Streaks don’t work well with human nature. It must be something in our DNA. We say streaks are meant to be broken, and we treat them that way.
The narrative about any streak—in sports or otherwise—is always the same. It starts out as a nice storyline, then pressure mounts and people watch in awe as the number climbs and climbs until it inevitably ends.
This seems rational to us. Something in our minds tells us that any impressive streak is about to end, even as we’re immersed in it. At some point, we cease living in the moment and realize what’s happening, and that’s when streaks are broken.

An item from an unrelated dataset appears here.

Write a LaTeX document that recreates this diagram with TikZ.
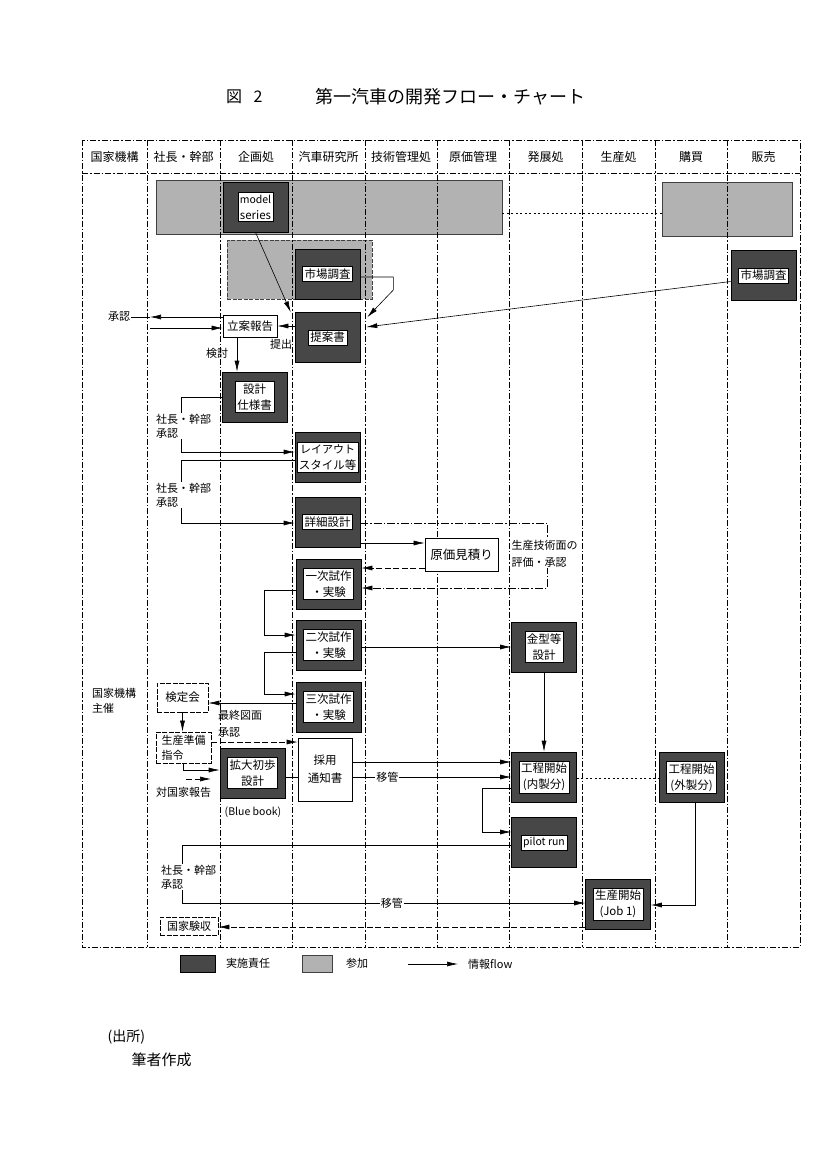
\documentclass[tikz,border=0pt]{standalone}
\usepackage{fontspec}
\setmainfont{Noto Sans CJK JP}
\usetikzlibrary{arrows.meta}
\newcommand\dkbox[4]{\node[darkbox] (#1) at (#2,#3) {};\node[inbox] (#1-in) at (#1.center) {#4};}
\begin{document}
\begin{tikzpicture}[x=1pt,y=-1pt,
  colline/.style={line width=0.6pt, dash pattern=on 6pt off 2pt on 1.5pt off 2pt},
  lightbox/.style={draw=black!75, line width=0.6pt, fill=black!30, inner sep=0},
  darkbox/.style={draw=black, line width=0.6pt, fill=black!72, minimum width=65pt, minimum height=50pt, inner sep=0},
  inbox/.style={draw=black, line width=0.5pt, fill=white, inner sep=2pt, align=center, font=\fontsize{11.5}{16}\selectfont},
  wbox/.style={draw=black, line width=0.7pt, fill=white, inner sep=0, align=center, font=\fontsize{11.5}{16}\selectfont},
  dwbox/.style={wbox, dash pattern=on 5pt off 1.5pt},
  lbl/.style={inner sep=1pt, align=left, font=\fontsize{11}{14}\selectfont},
  wlbl/.style={lbl, fill=white},
  hdr/.style={font=\fontsize{12}{14}\selectfont},
  ln/.style={line width=0.6pt},
  arr/.style={ln, -{Latex[length=11pt,width=5pt]}},
  dsh/.style={dash pattern=on 6pt off 2.5pt},
  dot/.style={dash pattern=on 2pt off 2.5pt}
]
\useasboundingbox (0,0) rectangle (827,1170);
\fill[white] (0,0) rectangle (827,1170);
% title
\node[font=\fontsize{16}{18}\selectfont] (fig) at (234,97) {図};
\node[font=\fontsize{16}{18}\selectfont] (fignum) at (258,97) {2};
\node[font=\fontsize{18}{20}\selectfont, anchor=west, inner sep=0] (ttl) at (315,97) {第一汽車の開発フロー・チャート};
% participation areas
\node[lightbox, minimum width=346pt, minimum height=54pt] (lt1) at (329,207) {};
\node[lightbox, minimum width=145pt, minimum height=59pt, dash pattern=on 4pt off 1.5pt] (lt2) at (299.5,269.5) {};
\node[lightbox, minimum width=130pt, minimum height=54pt] (lt3) at (727,209) {};
% frame and columns
\draw[colline, line width=0.8pt] (82,140) rectangle (800,947);
\draw[colline, line width=0.8pt] (82,173) -- (800,173);
\foreach \x in {147,220,292,365,437,509,582,655,727} \draw[colline] (\x,140) -- (\x,947);
% headers
\node[hdr] (h1) at (114.5,157) {国家機構};
\node[hdr] (h2) at (183.5,157) {社長・幹部};
\node[hdr] (h3) at (256,157) {企画処};
\node[hdr] (h4) at (328.5,157) {汽車研究所};
\node[hdr] (h5) at (401,157) {技術管理処};
\node[hdr] (h6) at (473,157) {原価管理};
\node[hdr] (h7) at (545.5,157) {発展処};
\node[hdr] (h8) at (618.5,157) {生産処};
\node[hdr] (h9) at (691,157) {購買};
\node[hdr] (h10) at (763.5,157) {販売};
% responsible boxes
\dkbox{model}{255.5}{207}{\fontsize{10.5}{13}\selectfont model\\series}
\dkbox{ichibaL}{327.5}{274}{市場調査}
\dkbox{ichibaR}{763.5}{275.5}{市場調査}
\dkbox{teian}{327.5}{337.5}{提案書}
\dkbox{shiyou}{254.5}{397}{設計\\仕様書}
\dkbox{layout}{327.5}{457.5}{\fontsize{11}{16}\selectfont レイアウト\\スタイル等}
\dkbox{shosai}{327.5}{522}{詳細設計}
\dkbox{ichiji}{328.5}{584}{一次試作\\・実験}
\dkbox{niji}{328.5}{645}{二次試作\\・実験}
\dkbox{sanji}{328.5}{707}{三次試作\\・実験}
\dkbox{kanagata}{544}{647}{金型等\\設計}
\dkbox{kakudai}{252.5}{773}{拡大初歩\\設計}
\dkbox{koutei}{544}{777}{工程開始\\(内製分)}
\dkbox{gaisei}{691.5}{777.5}{工程開始\\(外製分)}
\dkbox{pilot}{544}{842.5}{\fontsize{10.5}{13}\selectfont pilot run}
\dkbox{seisan}{618}{904}{生産開始\\(Job 1)}
% white boxes
\node[wbox, minimum width=54pt, minimum height=22pt] (ritsuan) at (250,326) {立案報告};
\node[wbox, minimum width=73pt, minimum height=33pt, font=\fontsize{12.5}{15}\selectfont] (genka) at (461.5,554.5) {原価見積り};
\node[dwbox, minimum width=51pt, minimum height=29pt] (kentei) at (182.5,697.5) {検定会};
\node[dwbox, minimum width=55pt, minimum height=31pt, align=left, font=\fontsize{11}{15}\selectfont] (junbi) at (183.5,747.5) {生産準備\\指令};
\node[wbox, minimum width=54pt, minimum height=63pt, font=\fontsize{11.5}{18}\selectfont] (saiyou) at (325,769.5) {採用\\通知書};
\node[dwbox, minimum width=58pt, minimum height=18pt, font=\fontsize{11}{13}\selectfont] (kokka) at (189,926) {国家験収};
% plain labels
\node[lbl] (shonin) at (119,317) {承認};
\node[lbl] (teishutsu) at (281,344) {提出};
\node[lbl] (kentou) at (217,353) {検討};
\node[lbl, anchor=west, font=\fontsize{11}{17}\selectfont] (saishu) at (217,723.5) {最終図面\\承認};
\node[lbl, anchor=west, font=\fontsize{11}{15}\selectfont] (kshusai) at (91,700.5) {国家機構\\主催};
\node[lbl] (taikokka) at (183.5,792) {対国家報告};
\node[lbl, font=\fontsize{10.5}{13}\selectfont] (blue) at (253,812) {(Blue book)};
% connectors
\draw[arr] (model.south) -- ([xshift=-4pt]teian.north west);
\draw[arr] ([yshift=-3pt]ichibaL.east) -- ++(33,0) -- ++(0,13) -- ([xshift=7pt,yshift=-5pt]teian.north east);
\draw[arr] ([yshift=-6pt]ichibaR.west) -- ([xshift=6pt,yshift=10.5pt]teian.east);
\draw[arr] (teian.west |- ritsuan.east) -- (ritsuan.east);
\coordinate (s1) at (150,317);
\coordinate (s2) at (150,328);
\draw[arr] ([yshift=9pt]ritsuan.west) -- (s1);
\draw[ln] (shonin.east) -- (s1);
\draw[arr] (s2) -- (s2 -| ritsuan.west);
\draw[arr] ([xshift=-13pt]ritsuan.south) -- ([xshift=-13pt]ritsuan.south |- shiyou.north);
\draw[arr] (shiyou.west) -- ++(-40,0) |- ([yshift=5.5pt]layout.west);
\draw[arr] ([yshift=-2.5pt]layout.west) -- ++(-113,0) |- ([yshift=-1pt]shosai.west);
\draw[arr, dash pattern=on 8pt off 2pt on 1.5pt off 2pt] ([yshift=-1pt]shosai.east) -- ++(187,0) |- ([yshift=-4pt]ichiji.east);
\draw[arr] ([yshift=-21pt]shosai.east) -- ([yshift=-21pt]shosai.east -| genka.west);
\draw[arr, dsh] ([yshift=-13.5pt]genka.west) -- ([yshift=-13.5pt]genka.west -| ichiji.east);
\draw[arr] ([yshift=-6pt]ichiji.west) -- ++(-31,0) |- ([yshift=10pt]niji.west);
\draw[arr] ([yshift=-7pt]niji.west) -- ++(-31,0) |- ([yshift=13pt]sanji.west);
\draw[arr] ([yshift=-2pt]niji.east) -- ([yshift=-2pt]niji.east -| kanagata.west);
\draw[arr] (kanagata.south) -- (koutei.north);
\draw[arr] ([yshift=4pt]sanji.west) -- ([yshift=4pt]sanji.west -| kentei.east);
\draw[arr] (kentei.south) -- (kentei.south |- junbi.north);
\draw[arr, dsh] ([yshift=5.5pt]junbi.east) -- ([yshift=5.5pt]junbi.east -| saiyou.west);
\draw[arr] (junbi.south) |- ([yshift=3pt]kakudai.west);
\coordinate (t1) at (186,779);
\coordinate (t2) at (211,779);
\draw[arr, dsh] (t1) -- (t2);
\draw[arr] ([yshift=7.5pt]saiyou.east) -- ([yshift=7.5pt]saiyou.east -| koutei.west);
\draw[ln] ([yshift=-4pt]kakudai.east) -- ([yshift=-4pt]kakudai.east -| saiyou.west);
\draw[arr] ([yshift=-7.5pt]saiyou.east) -- node[wlbl, pos=0.22] (ikan1) {移管} ([yshift=-7.5pt]saiyou.east -| koutei.west);
\draw[ln, dot] ([yshift=-1pt]koutei.east) -- ([yshift=-1pt]koutei.east -| gaisei.west);
\draw[arr] ([yshift=-11pt]koutei.west) -- ++(-29,0) |- ([yshift=10.5pt]pilot.west);
\draw[arr] ([yshift=-2.5pt]pilot.west) -- ++(-329,0) |- node[wlbl, pos=0.76] (ikan2) {移管} ([yshift=1pt]seisan.west);
\draw[arr] ([xshift=3.5pt]gaisei.south) |- ([yshift=-1pt]seisan.east);
\draw[arr, dsh] ([yshift=-23pt]seisan.west) -- ([yshift=-23pt]seisan.west -| kokka.east);
\draw[ln, dot] ([yshift=-6pt]lt1.east) -- ([yshift=-6pt]lt1.east -| lt3.west);
% labels that break lines
\node[wlbl, anchor=west] (appr1) at (155,426) {社長・幹部\\承認};
\node[wlbl, anchor=west] (appr2) at (155,495) {社長・幹部\\承認};
\node[wlbl, anchor=west] (appr3) at (160,877) {社長・幹部\\承認};
\node[wlbl, anchor=west, inner sep=0.5pt, font=\fontsize{11}{17}\selectfont] (seigi) at (511,553.5) {生産技術面の\\評価・承認};
% legend
\node[darkbox, minimum width=35pt, minimum height=17pt] (leg1) at (197.5,963.5) {};
\node[lbl, anchor=west] (leg1t) at (225,963.5) {実施責任};
\node[lightbox, minimum width=30pt, minimum height=17pt] (leg2) at (317,963.5) {};
\node[lbl, anchor=west] (leg2t) at (345,963.5) {参加};
\coordinate (la) at (408,964);
\coordinate (lb) at (458,964);
\draw[arr] (la) -- (lb);
\node[lbl, anchor=west] (leg3t) at (467,964) {情報flow};
% source
\node[anchor=west, font=\fontsize{14}{16}\selectfont] (src) at (104,1037) {(出所)};
\node[anchor=west, font=\fontsize{15}{17}\selectfont] (src2) at (128,1060) {筆者作成};
\end{tikzpicture}
\end{document}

There’s a famous biblical story about Jesus’ disciples crossing the sea in a boat when strong winds begin to toss the boat around, making the journey more perilous. While the passengers are trying to keep the boat afloat and on course, they see Jesus walking toward them on top of the water.
One of the disciples, Peter, asks Jesus to let him walk out toward him on top of the water to prove he wasn’t a ghost. Jesus obliges, and Peter steps out of the boat and walks toward Jesus. As Peter approaches Jesus, his mind starts to focus on the wind and he becomes afraid. Once fear hits his spirit, he begins to sink until Jesus reaches out his hand to rescue him from drowning.
I’ve heard that story a million times over my lifetime, but recently this thought has occurred to me: How many steps did Peter take before the full realization of what he was doing hit him? How long was he “in the zone” before reality set in?
A couple of weeks ago, I was in the practice gym at Littlejohn Coliseum waiting to play pickup basketball at lunch. As another game was going on, I began shooting free throws. At one point, I hit seven or eight in a row, and immediately my mindset changed.
See, I know that I make about 75 or 80 percent of my free throws. That’s what I’ve done forever. My rational mind recognizes that, so when I get to seven or eight, my mindset goes from “Make this free throw” to “I’m probably due to miss one soon” unless I’m totally immersed in my process.
I wasn’t immersed. I missed the next one.
A factory or construction site might have a sign that reads “We have worked ____ days without an accident” (or something similar) somewhere on the premises. We glorify that number and work in pursuit of the next one, but if it gets too high, we tend to assume a mistake will soon reset it back to zero.
That’s what makes Clemson football’s consistency so impressive. Until last Saturday’s loss to Pittsburgh, there were streaks long overdue to be broken that had continued for several seasons. Predictability existed where the presence of college students would seem to lend itself to the unpredictable.
The streaks that ended Saturday were remarkable. 44 straight wins against unranked teams, 23 straight wins in regular season games, 21 straight wins at home, 15 straight wins against ACC teams, 9 straight wins in 2016—all of those streaks were reset by the Panthers.
Human nature says each of those streaks should have ended before they did. Call it the law of averages. Call it regression to the mean. Call it whatever. It still doesn’t make sense to do what Clemson has done.
It is virtually impossible to keep a group of people as focused on the task at hand as Clemson football has been. Over the past few seasons, there have been very few moments where wandering minds within the program have let the big picture distract from the task at hand. Each day, each game or practice, each play truly has been the most important thing more often than not.
Some streaks remain, but many have been reset back to zero heading into this week’s game at Wake Forest. In some ways, that can be a freeing thing. The pressures of keeping all those streaks alive disappear, leaving only the game itself as the focal point.
Losing is never fun. It stinks in the moment, and it’s always challenging to respond. Still, erasing big numbers and writing a “0” up on that proverbial white board might be the best thing for Clemson right now. It shouldn’t take long to find out the answer in Winston-Salem on Saturday night.